• [Data shown]:
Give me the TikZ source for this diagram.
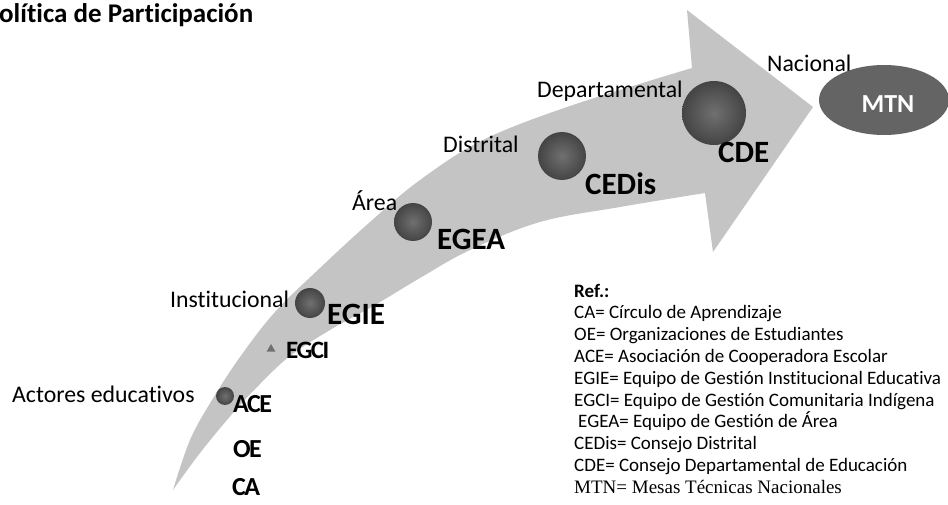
\documentclass[tikz,border=0pt]{standalone}
\usepackage{fontspec}
\setmainfont{Carlito}[Ligatures={NoCommon}]
\newfontfamily\condfont[LetterSpace=-6,Ligatures={NoCommon}]{Carlito}
\newfontfamily\timesfont{Liberation Serif}
\usetikzlibrary{shapes.geometric}
\definecolor{bandgray}{RGB}{196,196,196}
\definecolor{ballin}{RGB}{112,112,112}
\definecolor{ballout}{RGB}{68,68,68}
\definecolor{ovalgray}{RGB}{100,100,100}
\tikzset{
  lvl/.style={anchor=base west, inner sep=0pt, font=\fontsize{23.8}{26}\selectfont},
  acro/.style={anchor=base west, inner sep=0pt, font=\bfseries\fontsize{31}{33}\selectfont},
  acrosm/.style={anchor=base west, inner sep=0pt, font=\condfont\bfseries\fontsize{26}{28}\selectfont},
  ball/.style={circle, inner sep=0pt, shading=radial, inner color=ballin, outer color=ballout},
  legend/.style={anchor=base west, inner sep=0pt, font=\fontsize{19}{21}\selectfont},
}
\begin{document}
\begin{tikzpicture}[x=1pt,y=-1pt]
\useasboundingbox (0,0) rectangle (948,505);
% curved arrow band
\fill[bandgray]
  plot[smooth, tension=0.6] coordinates {(173,490) (190,440) (212,400) (240,357) (275,312) (320,268) (370,222) (420,180) (483,140) (570,106) (692,68)}
  -- (687,10) -- (813,107) -- (713,252) -- (705,193)
  -- plot[smooth, tension=0.6] coordinates {(705,193) (620,207) (540,222) (470,250) (420,278) (375,305) (330,330) (290,356) (260,384) (233,413) (200,453) (173,490)}
  -- cycle;
% title
\node[anchor=base west, inner sep=0pt, font=\bfseries\fontsize{27}{29}\selectfont] (title) at (-1,23) {olítica de Participación};
% level labels
\node[lvl] (actores) at (12,402) {Actores educativos};
\node[lvl] (inst) at (170,307) {Institucional};
\node[lvl] (area) at (352,211) {Área};
\node[lvl] (dist) at (443,153) {Distrital};
\node[lvl] (dep) at (537,98) {Departamental};
\node[lvl] (nac) at (767,72) {Nacional};
% balls
\node[ball, minimum size=18pt] (b1) at (225,396) {};
\node[regular polygon, regular polygon sides=3, fill=ballin, inner sep=0pt, minimum size=10pt] (tri) at (271,349) {};
\node[ball, minimum size=30pt] (b2) at (310,303) {};
\node[ball, minimum size=38pt] (b3) at (413,222) {};
\node[ball, minimum size=48pt] (b4) at (562,156) {};
\node[ball, minimum size=64pt] (b5) at (714,113) {};
% MTN oval
\node[ellipse, fill=ovalgray, minimum width=130pt, minimum height=70pt, inner sep=0pt] (mtn) at (884,100) {};
\node[font=\bfseries\fontsize{26}{28}\selectfont, text=white, inner sep=0pt] (mtnt) at (888,104) {MTN};
% acronyms
\node[acrosm] (ace) at (233,412) {ACE};
\node[acrosm] (oe) at (233,457) {OE};
\node[acrosm] (ca) at (232,495) {CA};
\node[acrosm, font=\condfont\bfseries\fontsize{25}{27}\selectfont] (egci) at (286,358) {EGCI};
\node[acro] (egie) at (327,324) {EGIE};
\node[acro] (egea) at (437,250) {EGEA};
\node[acro] (cedis) at (585,195) {CEDis};
\node[acro] (cde) at (718,163) {CDE};
% legend
\node[legend, font=\bfseries\fontsize{19}{21}\selectfont] (ref) at (574,297) {Ref.:};
\node[legend] (l1) at (574,318.8) {CA= Círculo de Aprendizaje};
\node[legend] (l2) at (574,340.6) {OE= Organizaciones de Estudiantes};
\node[legend] (l3) at (574,362.4) {ACE= Asociación de Cooperadora Escolar};
\node[legend] (l4) at (574,384.2) {EGIE= Equipo de Gestión Institucional Educativa};
\node[legend] (l5) at (574,406) {EGCI= Equipo de Gestión Comunitaria Indígena};
\node[legend] (l6) at (578,427.8) {EGEA= Equipo de Gestión de Área};
\node[legend] (l7) at (574,449.6) {CEDis= Consejo Distrital};
\node[legend] (l8) at (574,471.4) {CDE= Consejo Departamental de Educación};
\node[legend, font=\timesfont\fontsize{19}{21}\selectfont] (l9) at (574,493.2) {MTN= Mesas Técnicas Nacionales};
\end{tikzpicture}
\end{document}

• [To do]: Copy the whole listing above word for word but do not carry over the pictures.

• [Output of the exercise]:
Give me the TikZ source for this diagram.
\documentclass[tikz,border=0pt]{standalone}
\usepackage{fontspec}
\setmainfont{Carlito}[Ligatures={NoCommon}]
\newfontfamily\condfont[LetterSpace=-6,Ligatures={NoCommon}]{Carlito}
\newfontfamily\timesfont{Liberation Serif}
\usetikzlibrary{shapes.geometric}
\definecolor{bandgray}{RGB}{196,196,196}
\definecolor{ballin}{RGB}{112,112,112}
\definecolor{ballout}{RGB}{68,68,68}
\definecolor{ovalgray}{RGB}{100,100,100}
\tikzset{
  lvl/.style={anchor=base west, inner sep=0pt, font=\fontsize{23.8}{26}\selectfont},
  acro/.style={anchor=base west, inner sep=0pt, font=\bfseries\fontsize{31}{33}\selectfont},
  acrosm/.style={anchor=base west, inner sep=0pt, font=\condfont\bfseries\fontsize{26}{28}\selectfont},
  ball/.style={circle, inner sep=0pt, shading=radial, inner color=ballin, outer color=ballout},
  legend/.style={anchor=base west, inner sep=0pt, font=\fontsize{19}{21}\selectfont},
}
\begin{document}
\begin{tikzpicture}[x=1pt,y=-1pt]
\useasboundingbox (0,0) rectangle (948,505);
% curved arrow band
\fill[bandgray]
  plot[smooth, tension=0.6] coordinates {(173,490) (190,440) (212,400) (240,357) (275,312) (320,268) (370,222) (420,180) (483,140) (570,106) (692,68)}
  -- (687,10) -- (813,107) -- (713,252) -- (705,193)
  -- plot[smooth, tension=0.6] coordinates {(705,193) (620,207) (540,222) (470,250) (420,278) (375,305) (330,330) (290,356) (260,384) (233,413) (200,453) (173,490)}
  -- cycle;
% title
\node[anchor=base west, inner sep=0pt, font=\bfseries\fontsize{27}{29}\selectfont] (title) at (-1,23) {olítica de Participación};
% level labels
\node[lvl] (actores) at (12,402) {Actores educativos};
\node[lvl] (inst) at (170,307) {Institucional};
\node[lvl] (area) at (352,211) {Área};
\node[lvl] (dist) at (443,153) {Distrital};
\node[lvl] (dep) at (537,98) {Departamental};
\node[lvl] (nac) at (767,72) {Nacional};
% balls
\node[ball, minimum size=18pt] (b1) at (225,396) {};
\node[regular polygon, regular polygon sides=3, fill=ballin, inner sep=0pt, minimum size=10pt] (tri) at (271,349) {};
\node[ball, minimum size=30pt] (b2) at (310,303) {};
\node[ball, minimum size=38pt] (b3) at (413,222) {};
\node[ball, minimum size=48pt] (b4) at (562,156) {};
\node[ball, minimum size=64pt] (b5) at (714,113) {};
% MTN oval
\node[ellipse, fill=ovalgray, minimum width=130pt, minimum height=70pt, inner sep=0pt] (mtn) at (884,100) {};
\node[font=\bfseries\fontsize{26}{28}\selectfont, text=white, inner sep=0pt] (mtnt) at (888,104) {MTN};
% acronyms
\node[acrosm] (ace) at (233,412) {ACE};
\node[acrosm] (oe) at (233,457) {OE};
\node[acrosm] (ca) at (232,495) {CA};
\node[acrosm, font=\condfont\bfseries\fontsize{25}{27}\selectfont] (egci) at (286,358) {EGCI};
\node[acro] (egie) at (327,324) {EGIE};
\node[acro] (egea) at (437,250) {EGEA};
\node[acro] (cedis) at (585,195) {CEDis};
\node[acro] (cde) at (718,163) {CDE};
% legend
\node[legend, font=\bfseries\fontsize{19}{21}\selectfont] (ref) at (574,297) {Ref.:};
\node[legend] (l1) at (574,318.8) {CA= Círculo de Aprendizaje};
\node[legend] (l2) at (574,340.6) {OE= Organizaciones de Estudiantes};
\node[legend] (l3) at (574,362.4) {ACE= Asociación de Cooperadora Escolar};
\node[legend] (l4) at (574,384.2) {EGIE= Equipo de Gestión Institucional Educativa};
\node[legend] (l5) at (574,406) {EGCI= Equipo de Gestión Comunitaria Indígena};
\node[legend] (l6) at (578,427.8) {EGEA= Equipo de Gestión de Área};
\node[legend] (l7) at (574,449.6) {CEDis= Consejo Distrital};
\node[legend] (l8) at (574,471.4) {CDE= Consejo Departamental de Educación};
\node[legend, font=\timesfont\fontsize{19}{21}\selectfont] (l9) at (574,493.2) {MTN= Mesas Técnicas Nacionales};
\end{tikzpicture}
\end{document}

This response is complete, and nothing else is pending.